Operating constraints
The configured solver boundary accepts up to 500 jobs, with a normal timeout of 90 seconds and an emergency replan timeout of 30 seconds. Replay windows are capped at 31 days. Import validation caps CSV input at a configured source-file limit of 50,000 rows and 5,242,880 bytes. Those numbers are capacity boundaries and benchmark targets, not claims about live customer volume.

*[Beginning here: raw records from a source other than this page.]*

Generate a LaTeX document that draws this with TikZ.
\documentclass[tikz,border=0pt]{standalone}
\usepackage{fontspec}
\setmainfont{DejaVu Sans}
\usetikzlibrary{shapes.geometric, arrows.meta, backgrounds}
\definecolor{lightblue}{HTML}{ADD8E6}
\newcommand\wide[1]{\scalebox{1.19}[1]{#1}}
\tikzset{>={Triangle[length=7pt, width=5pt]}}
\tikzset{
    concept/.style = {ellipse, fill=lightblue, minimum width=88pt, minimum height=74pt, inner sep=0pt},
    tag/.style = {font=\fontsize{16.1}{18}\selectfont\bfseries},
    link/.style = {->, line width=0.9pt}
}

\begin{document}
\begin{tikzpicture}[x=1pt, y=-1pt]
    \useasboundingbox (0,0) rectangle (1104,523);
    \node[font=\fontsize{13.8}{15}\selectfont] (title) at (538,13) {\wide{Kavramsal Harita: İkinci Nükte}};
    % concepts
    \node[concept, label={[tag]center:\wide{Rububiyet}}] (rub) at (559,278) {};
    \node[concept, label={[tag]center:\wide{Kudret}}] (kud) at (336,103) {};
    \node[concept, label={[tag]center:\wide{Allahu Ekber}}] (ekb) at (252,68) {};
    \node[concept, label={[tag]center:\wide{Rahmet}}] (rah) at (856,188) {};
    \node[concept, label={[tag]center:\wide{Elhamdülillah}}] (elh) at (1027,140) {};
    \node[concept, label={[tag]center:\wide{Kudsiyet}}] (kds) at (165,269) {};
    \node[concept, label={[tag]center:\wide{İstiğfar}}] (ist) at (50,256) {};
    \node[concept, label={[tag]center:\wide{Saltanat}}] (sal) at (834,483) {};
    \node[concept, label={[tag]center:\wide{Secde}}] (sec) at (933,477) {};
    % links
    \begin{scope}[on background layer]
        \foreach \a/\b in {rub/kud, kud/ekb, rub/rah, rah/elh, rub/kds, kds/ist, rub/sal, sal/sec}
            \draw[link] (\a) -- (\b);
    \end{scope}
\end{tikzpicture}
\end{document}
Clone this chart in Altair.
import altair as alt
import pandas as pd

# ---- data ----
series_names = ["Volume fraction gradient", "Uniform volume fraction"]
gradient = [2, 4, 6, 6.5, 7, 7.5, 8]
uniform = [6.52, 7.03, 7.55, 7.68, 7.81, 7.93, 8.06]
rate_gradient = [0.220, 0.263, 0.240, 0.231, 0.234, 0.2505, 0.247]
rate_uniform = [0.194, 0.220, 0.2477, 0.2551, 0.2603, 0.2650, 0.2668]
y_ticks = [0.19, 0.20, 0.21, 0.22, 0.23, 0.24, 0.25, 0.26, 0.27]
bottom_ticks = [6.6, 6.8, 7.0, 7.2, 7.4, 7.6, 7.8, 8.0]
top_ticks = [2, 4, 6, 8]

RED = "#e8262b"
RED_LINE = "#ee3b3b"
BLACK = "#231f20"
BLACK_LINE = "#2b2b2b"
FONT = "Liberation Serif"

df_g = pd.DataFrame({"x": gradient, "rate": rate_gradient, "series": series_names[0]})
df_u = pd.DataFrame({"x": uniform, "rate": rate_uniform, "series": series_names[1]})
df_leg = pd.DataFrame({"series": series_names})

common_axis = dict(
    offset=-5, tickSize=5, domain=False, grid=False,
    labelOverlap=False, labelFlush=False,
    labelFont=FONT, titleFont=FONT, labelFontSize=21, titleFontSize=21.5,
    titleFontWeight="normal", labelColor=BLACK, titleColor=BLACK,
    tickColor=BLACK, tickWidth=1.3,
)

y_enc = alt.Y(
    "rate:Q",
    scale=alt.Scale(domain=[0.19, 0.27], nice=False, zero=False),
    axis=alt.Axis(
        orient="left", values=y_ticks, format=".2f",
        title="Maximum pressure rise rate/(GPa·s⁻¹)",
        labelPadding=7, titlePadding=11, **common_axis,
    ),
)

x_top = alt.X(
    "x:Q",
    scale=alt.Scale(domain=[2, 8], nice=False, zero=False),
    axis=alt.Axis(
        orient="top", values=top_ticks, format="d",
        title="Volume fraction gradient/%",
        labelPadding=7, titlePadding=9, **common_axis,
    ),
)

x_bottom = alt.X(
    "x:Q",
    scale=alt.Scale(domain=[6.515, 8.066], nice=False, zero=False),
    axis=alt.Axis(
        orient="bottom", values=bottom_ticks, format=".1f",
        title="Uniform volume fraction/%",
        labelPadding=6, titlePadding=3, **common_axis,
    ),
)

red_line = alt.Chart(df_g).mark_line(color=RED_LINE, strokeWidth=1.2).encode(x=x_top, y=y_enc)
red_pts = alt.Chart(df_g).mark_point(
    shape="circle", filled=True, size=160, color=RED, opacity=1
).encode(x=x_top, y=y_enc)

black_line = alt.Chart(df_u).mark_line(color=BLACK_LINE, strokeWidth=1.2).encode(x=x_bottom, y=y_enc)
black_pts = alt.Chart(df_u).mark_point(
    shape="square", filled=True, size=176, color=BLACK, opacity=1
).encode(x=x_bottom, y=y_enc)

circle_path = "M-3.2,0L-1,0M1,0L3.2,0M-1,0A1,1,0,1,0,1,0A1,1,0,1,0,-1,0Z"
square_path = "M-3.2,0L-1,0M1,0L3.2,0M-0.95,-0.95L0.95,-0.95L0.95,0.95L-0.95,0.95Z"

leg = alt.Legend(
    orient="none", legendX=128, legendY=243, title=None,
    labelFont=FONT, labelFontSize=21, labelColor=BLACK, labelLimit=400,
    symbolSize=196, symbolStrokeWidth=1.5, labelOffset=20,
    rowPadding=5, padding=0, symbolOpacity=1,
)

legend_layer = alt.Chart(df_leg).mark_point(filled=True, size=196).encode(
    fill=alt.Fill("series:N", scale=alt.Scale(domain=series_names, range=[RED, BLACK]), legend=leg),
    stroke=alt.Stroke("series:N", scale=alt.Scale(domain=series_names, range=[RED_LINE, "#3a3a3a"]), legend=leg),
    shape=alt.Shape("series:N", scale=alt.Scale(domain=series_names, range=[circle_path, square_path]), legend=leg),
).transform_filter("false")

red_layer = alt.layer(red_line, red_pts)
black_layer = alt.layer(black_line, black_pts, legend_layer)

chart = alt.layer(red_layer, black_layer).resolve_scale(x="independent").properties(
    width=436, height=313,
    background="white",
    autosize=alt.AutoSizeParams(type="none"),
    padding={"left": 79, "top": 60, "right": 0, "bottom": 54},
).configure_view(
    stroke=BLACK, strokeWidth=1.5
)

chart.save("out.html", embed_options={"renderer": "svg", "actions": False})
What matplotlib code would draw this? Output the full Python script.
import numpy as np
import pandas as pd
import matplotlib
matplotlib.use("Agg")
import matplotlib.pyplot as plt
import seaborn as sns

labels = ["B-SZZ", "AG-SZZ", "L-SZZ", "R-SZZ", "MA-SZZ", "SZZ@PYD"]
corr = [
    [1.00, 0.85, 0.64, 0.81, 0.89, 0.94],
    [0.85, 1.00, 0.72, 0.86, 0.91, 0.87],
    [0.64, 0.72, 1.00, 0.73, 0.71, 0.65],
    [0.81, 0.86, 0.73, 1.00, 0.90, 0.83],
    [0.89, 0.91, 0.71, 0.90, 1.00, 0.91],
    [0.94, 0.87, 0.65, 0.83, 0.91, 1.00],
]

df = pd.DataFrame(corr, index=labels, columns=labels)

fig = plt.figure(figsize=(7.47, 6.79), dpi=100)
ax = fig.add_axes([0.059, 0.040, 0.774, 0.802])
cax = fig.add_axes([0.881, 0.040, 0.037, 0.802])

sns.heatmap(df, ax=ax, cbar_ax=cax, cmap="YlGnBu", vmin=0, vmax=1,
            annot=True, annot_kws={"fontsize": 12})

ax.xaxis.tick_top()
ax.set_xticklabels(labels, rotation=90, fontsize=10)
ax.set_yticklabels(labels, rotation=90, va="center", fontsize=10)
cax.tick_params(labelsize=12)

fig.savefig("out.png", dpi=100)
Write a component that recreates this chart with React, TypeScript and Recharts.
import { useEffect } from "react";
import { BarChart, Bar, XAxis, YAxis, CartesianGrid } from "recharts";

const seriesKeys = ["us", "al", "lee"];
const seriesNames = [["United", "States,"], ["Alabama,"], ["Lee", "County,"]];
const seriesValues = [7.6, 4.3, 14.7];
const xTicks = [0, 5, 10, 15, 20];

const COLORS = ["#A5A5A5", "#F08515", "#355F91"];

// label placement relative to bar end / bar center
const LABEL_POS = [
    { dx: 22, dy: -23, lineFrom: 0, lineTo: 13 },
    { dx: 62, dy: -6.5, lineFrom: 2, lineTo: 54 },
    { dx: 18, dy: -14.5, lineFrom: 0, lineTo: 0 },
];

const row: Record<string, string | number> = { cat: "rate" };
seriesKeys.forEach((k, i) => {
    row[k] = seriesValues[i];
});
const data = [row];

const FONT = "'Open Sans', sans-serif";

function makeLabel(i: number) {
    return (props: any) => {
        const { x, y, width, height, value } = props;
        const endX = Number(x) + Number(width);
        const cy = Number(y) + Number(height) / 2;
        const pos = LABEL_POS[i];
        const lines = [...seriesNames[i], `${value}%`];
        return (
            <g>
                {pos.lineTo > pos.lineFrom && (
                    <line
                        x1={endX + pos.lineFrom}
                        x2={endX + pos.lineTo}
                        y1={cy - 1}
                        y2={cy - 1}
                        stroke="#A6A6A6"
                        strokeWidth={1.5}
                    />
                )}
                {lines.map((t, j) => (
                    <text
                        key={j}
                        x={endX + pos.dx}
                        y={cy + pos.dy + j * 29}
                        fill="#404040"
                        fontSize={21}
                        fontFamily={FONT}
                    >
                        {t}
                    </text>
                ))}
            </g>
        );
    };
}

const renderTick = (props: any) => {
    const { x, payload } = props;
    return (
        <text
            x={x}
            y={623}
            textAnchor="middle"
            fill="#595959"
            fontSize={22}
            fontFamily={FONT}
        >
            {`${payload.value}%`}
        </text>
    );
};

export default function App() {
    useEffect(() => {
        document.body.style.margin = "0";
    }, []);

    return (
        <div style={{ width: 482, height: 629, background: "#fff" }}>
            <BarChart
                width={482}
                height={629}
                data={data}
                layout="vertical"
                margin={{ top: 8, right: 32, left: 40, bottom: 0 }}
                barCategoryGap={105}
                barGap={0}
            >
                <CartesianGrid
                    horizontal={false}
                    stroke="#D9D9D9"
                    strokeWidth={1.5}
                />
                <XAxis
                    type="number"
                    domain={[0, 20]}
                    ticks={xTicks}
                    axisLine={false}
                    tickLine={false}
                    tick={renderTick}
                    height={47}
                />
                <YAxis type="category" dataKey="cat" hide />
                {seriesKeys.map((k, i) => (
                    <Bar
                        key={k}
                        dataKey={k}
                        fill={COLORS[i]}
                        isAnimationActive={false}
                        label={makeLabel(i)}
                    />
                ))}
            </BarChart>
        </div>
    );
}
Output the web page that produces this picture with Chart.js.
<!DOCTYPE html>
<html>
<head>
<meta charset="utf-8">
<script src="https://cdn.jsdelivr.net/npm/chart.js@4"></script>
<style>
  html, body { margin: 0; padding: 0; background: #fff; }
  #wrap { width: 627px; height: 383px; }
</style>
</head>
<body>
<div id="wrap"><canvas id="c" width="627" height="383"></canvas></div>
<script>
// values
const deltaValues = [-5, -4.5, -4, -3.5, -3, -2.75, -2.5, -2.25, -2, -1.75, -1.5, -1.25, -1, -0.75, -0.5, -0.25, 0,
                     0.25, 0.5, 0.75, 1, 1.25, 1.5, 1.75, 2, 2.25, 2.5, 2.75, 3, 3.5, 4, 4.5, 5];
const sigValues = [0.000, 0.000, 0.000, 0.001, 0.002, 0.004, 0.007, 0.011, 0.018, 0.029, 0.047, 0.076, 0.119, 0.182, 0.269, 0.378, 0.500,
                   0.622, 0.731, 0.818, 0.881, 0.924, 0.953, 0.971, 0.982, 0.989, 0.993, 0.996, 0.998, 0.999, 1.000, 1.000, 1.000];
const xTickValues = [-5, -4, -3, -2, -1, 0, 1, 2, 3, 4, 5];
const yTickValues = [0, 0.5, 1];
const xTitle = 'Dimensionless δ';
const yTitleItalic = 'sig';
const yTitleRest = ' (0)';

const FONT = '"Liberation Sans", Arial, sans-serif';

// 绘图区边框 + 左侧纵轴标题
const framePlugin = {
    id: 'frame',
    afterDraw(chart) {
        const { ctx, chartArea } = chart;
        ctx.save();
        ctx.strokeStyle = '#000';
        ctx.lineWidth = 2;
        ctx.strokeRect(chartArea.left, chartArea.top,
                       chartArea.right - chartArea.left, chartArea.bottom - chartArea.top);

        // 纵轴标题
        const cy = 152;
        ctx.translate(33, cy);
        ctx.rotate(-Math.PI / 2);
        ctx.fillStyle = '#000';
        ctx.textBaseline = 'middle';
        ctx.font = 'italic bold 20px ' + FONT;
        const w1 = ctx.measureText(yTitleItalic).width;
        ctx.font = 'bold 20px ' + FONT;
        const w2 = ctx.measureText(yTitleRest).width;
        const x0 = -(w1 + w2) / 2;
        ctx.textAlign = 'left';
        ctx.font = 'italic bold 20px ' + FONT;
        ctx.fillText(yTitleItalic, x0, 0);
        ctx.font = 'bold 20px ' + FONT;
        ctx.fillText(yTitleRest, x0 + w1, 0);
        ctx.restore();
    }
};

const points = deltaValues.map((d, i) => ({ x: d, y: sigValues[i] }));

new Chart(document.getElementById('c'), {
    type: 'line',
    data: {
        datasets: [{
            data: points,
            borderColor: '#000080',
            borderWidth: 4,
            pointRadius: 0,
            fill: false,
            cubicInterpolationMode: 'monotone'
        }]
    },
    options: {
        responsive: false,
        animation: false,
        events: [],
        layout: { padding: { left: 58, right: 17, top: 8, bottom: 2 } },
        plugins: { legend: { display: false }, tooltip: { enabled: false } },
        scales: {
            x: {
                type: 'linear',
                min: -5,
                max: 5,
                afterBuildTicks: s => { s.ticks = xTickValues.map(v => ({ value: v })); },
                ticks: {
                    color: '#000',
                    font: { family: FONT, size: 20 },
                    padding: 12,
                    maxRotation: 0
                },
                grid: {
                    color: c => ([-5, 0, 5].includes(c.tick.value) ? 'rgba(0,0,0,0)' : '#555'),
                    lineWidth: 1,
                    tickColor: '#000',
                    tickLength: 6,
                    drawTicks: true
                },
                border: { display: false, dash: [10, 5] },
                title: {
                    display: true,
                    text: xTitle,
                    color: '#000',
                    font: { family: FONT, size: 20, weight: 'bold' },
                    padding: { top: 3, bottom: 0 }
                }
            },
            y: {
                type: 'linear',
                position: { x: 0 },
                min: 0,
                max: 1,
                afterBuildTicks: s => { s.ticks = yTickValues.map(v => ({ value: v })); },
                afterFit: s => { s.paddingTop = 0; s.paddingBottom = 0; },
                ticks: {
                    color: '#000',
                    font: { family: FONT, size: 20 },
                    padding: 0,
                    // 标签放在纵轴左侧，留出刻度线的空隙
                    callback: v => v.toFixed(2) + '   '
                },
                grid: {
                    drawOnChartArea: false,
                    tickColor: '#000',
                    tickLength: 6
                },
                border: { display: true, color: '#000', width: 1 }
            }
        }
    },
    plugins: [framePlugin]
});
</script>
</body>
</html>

Database access is kept small as well: Hikari is capped at 10 connections with 1 idle connection. Redis lock TTLs are clamped between 60 and 86,400 seconds. The outbox publisher pulls pending rows in pages of 100. The point is not maximum throughput. The point is bounded behavior that can be inspected when a dispatch board is under pressure.
Observability
The application exposes health, database readiness, application readiness, and metrics surfaces. Metrics text includes solver duration and status, unscheduled jobs, SLA-risk jobs, outbox publish duration, workflow approval status, and replay duration. Logs include tenant, request, plan, and replay identifiers so a dispatcher's complaint can be followed from HTTP request to solver trace.
Readiness does not pretend optional integrations are required. If the Notification Hub or Workflow Engine is disabled, readiness reports that state instead of making the dispatch core fail. Solver trace metadata lives with the plan so the system can explain not just the assignment, but the path that produced it.
Why the boundary matters
The most dangerous version of this system would be a beautiful optimization demo that silently moves accepted work. This architecture treats the solver as one bounded component inside a tenant-scoped operating record. It can recommend, score, reject, and replay. It cannot erase the fact that a human already accepted the board.